Religion & Spirituality


This special issue of Audition features interviews with five cultural historians, each reflecting on how assumptions of the meaning of "the human person" has shaped some aspect of the American experience. They are all interested in how particular understandings of human nature have influenced American history, and how the distinctive shape of American history has shaped understanding of the meaning of human nature and the contours of human flourishing.Each of these thinkers contributed an essay to the anthology Figures in the Carpet: Finding the Human Person in the American Past (Eerdmans). In conversation with Ken Myers on this podcast, Wilfred M. McClay (University of Tennessee at Chattanooga) discusses the differences between the terms "self" and "person." Eric Miller (Geneva College) recounts how Christopher Lasch's insightful books and essays exposed dehumanizing patterns in American cultural life.

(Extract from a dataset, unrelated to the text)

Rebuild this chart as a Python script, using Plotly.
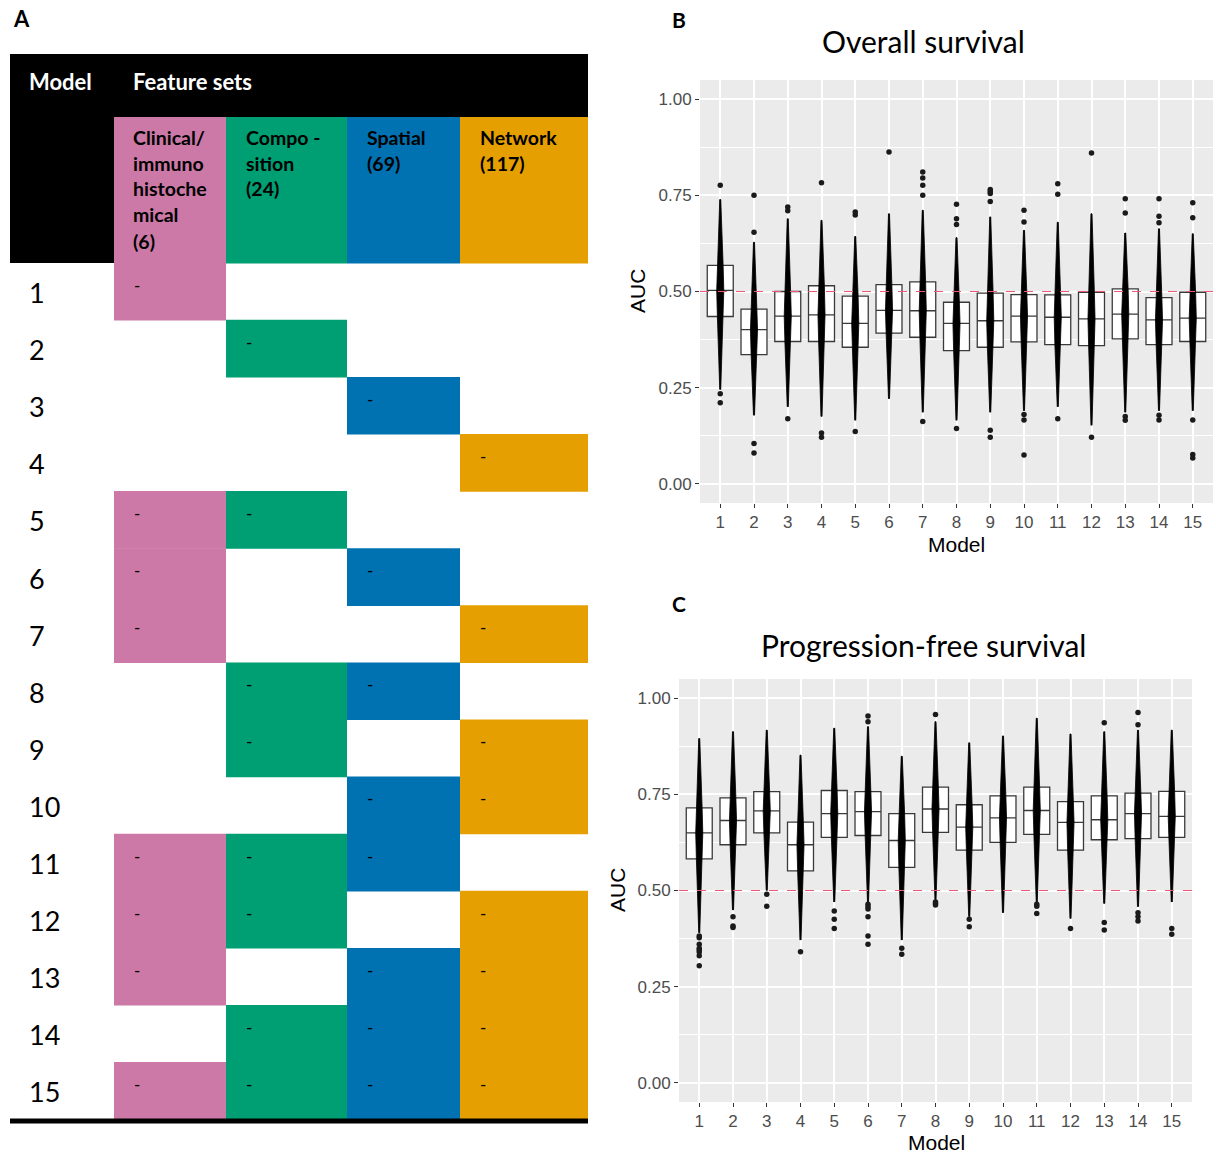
import plotly.graph_objects as go

W, H = 1216, 1154

# ---------------- data ----------------
models = list(range(1, 16))
model_labels = [str(m) for m in models]
feature_sets = ["Clinical/immunohistochemical (6)", "Composition (24)", "Spatial (69)", "Network (117)"]
header_lines = [["Clinical/", "immuno", "histoche", "mical", "(6)"],
                ["Compo -", "sition", "(24)"],
                ["Spatial", "(69)"],
                ["Network", "(117)"]]
uses_clinical = [1, 0, 0, 0, 1, 1, 1, 0, 0, 0, 1, 1, 1, 0, 1]
uses_composition = [0, 1, 0, 0, 1, 0, 0, 1, 1, 0, 1, 1, 0, 1, 1]
uses_spatial = [0, 0, 1, 0, 0, 1, 0, 1, 0, 1, 1, 0, 1, 1, 1]
uses_network = [0, 0, 0, 1, 0, 0, 1, 0, 1, 1, 0, 1, 1, 1, 1]
feature_colors = ["#CC79A7", "#009E73", "#0072B2", "#E69F00"]

y_ticks = [0.0, 0.25, 0.5, 0.75, 1.0]
y_ticktext = ["0.00", "0.25", "0.50", "0.75", "1.00"]

# Overall survival AUC summary
os_q1 = [0.435, 0.336, 0.370, 0.370, 0.355, 0.392, 0.381, 0.346, 0.355, 0.369, 0.362, 0.359, 0.377, 0.362, 0.370]
os_median = [0.503, 0.401, 0.436, 0.439, 0.417, 0.451, 0.450, 0.417, 0.424, 0.436, 0.433, 0.429, 0.441, 0.426, 0.431]
os_q3 = [0.568, 0.454, 0.500, 0.515, 0.488, 0.518, 0.525, 0.472, 0.496, 0.492, 0.491, 0.498, 0.507, 0.484, 0.498]
os_low = [0.245, 0.178, 0.200, 0.175, 0.165, 0.221, 0.186, 0.165, 0.186, 0.190, 0.200, 0.152, 0.186, 0.190, 0.190]
os_high = [0.739, 0.628, 0.689, 0.685, 0.643, 0.702, 0.711, 0.640, 0.694, 0.659, 0.680, 0.702, 0.652, 0.663, 0.650]
os_out_model = [1, 1, 1, 2, 2, 2, 2, 3, 3, 3, 4, 4, 4, 5, 5, 5, 6, 7, 7, 7, 7, 7,
                8, 8, 8, 8, 9, 9, 9, 9, 9, 9, 10, 10, 10, 10, 10, 11, 11, 11, 12, 12,
                13, 13, 13, 13, 14, 14, 14, 14, 14, 15, 15, 15, 15, 15]
os_out_auc = [0.776, 0.234, 0.211, 0.750, 0.654, 0.105, 0.080, 0.720, 0.710, 0.169,
              0.783, 0.132, 0.121, 0.707, 0.699, 0.136, 0.863, 0.811, 0.795, 0.776, 0.750, 0.162,
              0.727, 0.689, 0.674, 0.144, 0.765, 0.760, 0.755, 0.734, 0.139, 0.121,
              0.711, 0.681, 0.180, 0.166, 0.075, 0.780, 0.753, 0.169, 0.860, 0.121,
              0.741, 0.704, 0.175, 0.165, 0.741, 0.696, 0.679, 0.178, 0.166,
              0.731, 0.692, 0.166, 0.076, 0.067]

# Progression-free survival AUC summary
pfs_q1 = [0.582, 0.619, 0.650, 0.551, 0.638, 0.643, 0.560, 0.651, 0.605, 0.625, 0.646, 0.605, 0.632, 0.635, 0.638]
pfs_median = [0.650, 0.682, 0.707, 0.619, 0.700, 0.705, 0.630, 0.712, 0.665, 0.689, 0.708, 0.677, 0.684, 0.700, 0.693]
pfs_q3 = [0.715, 0.741, 0.757, 0.678, 0.760, 0.757, 0.700, 0.769, 0.723, 0.746, 0.769, 0.731, 0.746, 0.753, 0.758]
pfs_low = [0.390, 0.449, 0.500, 0.371, 0.470, 0.470, 0.371, 0.475, 0.432, 0.442, 0.470, 0.427, 0.466, 0.458, 0.470]
pfs_high = [0.895, 0.913, 0.917, 0.852, 0.922, 0.926, 0.849, 0.939, 0.884, 0.902, 0.948, 0.907, 0.913, 0.917, 0.917]
pfs_out_model = [1, 1, 1, 1, 1, 1, 1, 1, 2, 2, 2, 3, 3, 4, 5, 5, 5,
                 6, 6, 6, 6, 6, 6, 6, 6, 7, 7, 8, 8, 8, 8, 9, 9,
                 11, 11, 11, 12, 13, 13, 13, 14, 14, 14, 14, 14, 15, 15]
pfs_out_auc = [0.382, 0.377, 0.360, 0.350, 0.345, 0.340, 0.330, 0.304,
               0.432, 0.408, 0.404, 0.490, 0.459, 0.341, 0.447, 0.425, 0.401,
               0.954, 0.939, 0.464, 0.458, 0.452, 0.432, 0.382, 0.360,
               0.350, 0.334, 0.958, 0.470, 0.466, 0.462, 0.425, 0.406,
               0.464, 0.459, 0.440, 0.401, 0.936, 0.417, 0.397,
               0.963, 0.931, 0.442, 0.432, 0.421, 0.401, 0.386]

# ---------------- helpers ----------------
def px(x):
    return x / W


def py(y):
    return 1 - y / H


fig = go.Figure()
shapes = []
ann = []
TXT = "Lato, 'Noto Sans', sans-serif"

# ---------------- Panel A: table ----------------
col_x = [114, 226, 347, 460, 588]
row_top0, row_h = 263, 57.1

def rect(x0, y0, x1, y1, color):
    shapes.append(dict(type="rect", xref="paper", yref="paper",
                       x0=px(x0), x1=px(x1), y0=py(y1), y1=py(y0),
                       fillcolor=color, line=dict(width=0), layer="above"))

rect(10, 54, 588, 117.5, "black")
rect(10, 117, 115, row_top0, "black")
for j, c in enumerate(feature_colors):
    rect(col_x[j], 117, col_x[j + 1], row_top0 + 0.5, c)

membership = [uses_clinical, uses_composition, uses_spatial, uses_network]
for i, m in enumerate(models):
    top = row_top0 + i * row_h
    for j in range(4):
        if membership[j][i]:
            rect(col_x[j], top - 0.3, col_x[j + 1], top + row_h + 0.3, feature_colors[j])
            ann.append(dict(text="-", x=px(col_x[j] + 18), y=py(top + 22), xref="paper", yref="paper",
                            xanchor="left", yanchor="middle", showarrow=False,
                            font=dict(family=TXT, size=17, color="black")))
    ann.append(dict(text=str(m), x=px(27), y=py(top + row_h / 2 + 1), xref="paper", yref="paper",
                    xanchor="left", yanchor="middle", showarrow=False,
                    font=dict(family=TXT, size=27, color="black")))
rect(10, row_top0 + 15 * row_h - 1, 588, row_top0 + 15 * row_h + 4, "black")

ann.append(dict(text="<b>Model</b>", x=px(27), y=py(82), xref="paper", yref="paper",
                xanchor="left", yanchor="middle", showarrow=False,
                font=dict(family=TXT, size=22, color="white")))
ann.append(dict(text="<b>Feature sets</b>", x=px(131), y=py(82), xref="paper", yref="paper",
                xanchor="left", yanchor="middle", showarrow=False,
                font=dict(family=TXT, size=22, color="white")))
head_x = [131, 244, 365, 478]
for j, lines in enumerate(header_lines):
    for k, t in enumerate(lines):
        ann.append(dict(text="<b>%s</b>" % t, x=px(head_x[j]), y=py(137 + 26 * k), xref="paper", yref="paper",
                        xanchor="left", yanchor="middle", showarrow=False,
                        font=dict(family=TXT, size=19.5, color="black")))

ann.append(dict(text="<b>A</b>", x=px(11), y=py(19), xref="paper", yref="paper",
                xanchor="left", yanchor="middle", showarrow=False,
                font=dict(family=TXT, size=22, color="black")))

# ---------------- Panels B & C ----------------
panels = [
    dict(xa="x", ya="y", q1=os_q1, med=os_median, q3=os_q3, lo=os_low, hi=os_high,
         ox=os_out_model, oy=os_out_auc),
    dict(xa="x2", ya="y2", q1=pfs_q1, med=pfs_median, q3=pfs_q3, lo=pfs_low, hi=pfs_high,
         ox=pfs_out_model, oy=pfs_out_auc),
]

for p in panels:
    fig.add_trace(go.Box(x=models, q1=p["q1"], median=p["med"], q3=p["q3"],
                         lowerfence=p["lo"], upperfence=p["hi"],
                         xaxis=p["xa"], yaxis=p["ya"], width=0.77, whiskerwidth=0,
                         fillcolor="white", line=dict(color="#3a3a3a", width=1.3),
                         boxpoints=False, hoverinfo="skip", showlegend=False))
    # dense dot-swarm column drawn as a spindle around the summary statistics
    xs, ys = [], []
    hw = [0.015, 0.045, 0.085, 0.105, 0.085, 0.045, 0.015]
    for i, m in enumerate(models):
        lv = [p["lo"][i], (p["lo"][i] + p["q1"][i]) / 2, p["q1"][i], p["med"][i],
              p["q3"][i], (p["q3"][i] + p["hi"][i]) / 2, p["hi"][i]]
        for k in range(7):
            xs.append(m + hw[k]); ys.append(lv[k])
        for k in range(6, -1, -1):
            xs.append(m - hw[k]); ys.append(lv[k])
        xs.append(None); ys.append(None)
    fig.add_trace(go.Scatter(x=xs, y=ys, xaxis=p["xa"], yaxis=p["ya"], mode="lines",
                             fill="toself", fillcolor="black", line=dict(color="black", width=0.8),
                             hoverinfo="skip", showlegend=False))
    fig.add_trace(go.Scatter(x=p["ox"], y=p["oy"], xaxis=p["xa"], yaxis=p["ya"], mode="markers",
                             marker=dict(size=5.5, color="#1a1a1a"),
                             hoverinfo="skip", showlegend=False))
    shapes.append(dict(type="line", xref=p["xa"] + " domain", yref=p["ya"],
                       x0=0, x1=1, y0=0.5, y1=0.5, layer="above",
                       line=dict(color="#F0587A", width=1.2, dash="dash")))

axis_common = dict(showline=False, zeroline=False, ticks="outside", ticklen=4, tickwidth=1,
                   tickcolor="#333333", gridcolor="white", gridwidth=1.5,
                   tickfont=dict(family="Liberation Sans, Arial, sans-serif", size=17, color="#4D4D4D"))

xcfg = dict(range=[0.4, 15.6], tickvals=models, ticktext=model_labels, **axis_common)
ycfg = dict(range=[-0.05, 1.05], tickvals=y_ticks, ticktext=y_ticktext,
            minor=dict(dtick=0.125, tick0=0, showgrid=True, gridcolor="white", gridwidth=0.7, ticks=""),
            **axis_common)

fig.update_layout(
    width=W, height=H, margin=dict(l=0, r=0, t=0, b=0),
    paper_bgcolor="white", plot_bgcolor="#EBEBEB", showlegend=False,
    xaxis=dict(domain=[px(700), px(1213)], anchor="y", **xcfg),
    yaxis=dict(domain=[py(503), py(80)], anchor="x", **ycfg),
    xaxis2=dict(domain=[px(679), px(1192)], anchor="y2", **xcfg),
    yaxis2=dict(domain=[py(1102), py(679)], anchor="x2", **ycfg),
)

AX = "Liberation Sans, Arial, sans-serif"
for (tx, ty, t, sz, fam, ang) in [
    (923, 41, "Overall survival", 30, TXT, 0),
    (923, 645, "Progression-free survival", 30, TXT, 0),
    (956, 544, "Model", 21, AX, 0),
    (936, 1142, "Model", 21, AX, 0),
    (637, 291, "AUC", 21, AX, -90),
    (617, 890, "AUC", 21, AX, -90),
]:
    ann.append(dict(text=t, x=px(tx), y=py(ty), xref="paper", yref="paper",
                    xanchor="center", yanchor="middle", showarrow=False, textangle=ang,
                    font=dict(family=fam, size=sz, color="black")))
ann.append(dict(text="<b>B</b>", x=px(670), y=py(20), xref="paper", yref="paper",
                xanchor="left", yanchor="middle", showarrow=False,
                font=dict(family=TXT, size=21, color="black")))
ann.append(dict(text="<b>C</b>", x=px(670), y=py(603), xref="paper", yref="paper",
                xanchor="left", yanchor="middle", showarrow=False,
                font=dict(family=TXT, size=21, color="black")))

fig.update_layout(shapes=shapes, annotations=ann)
fig.write_html("out.html")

Eugene McCarraher (Villanova University) explains how many early 20th-centuury thinkers saw modern business corporations as proponents of a more communal shape to public life. Elisabeth Lasch-Quinn (Syracuse University) raises some probing questions about how television shapes moral understanding in children. Christopher Shannon (Christendom College) compares how medical institutions interpret the meaning of suffering with the Christian tradition's interpretation (aided by the writing of Ivan Illich).Each of these guests has been featured on a past issue of the MARS HILL AUDIO Journal; when heard together, the resonance implied among their diverse concerns become more evident.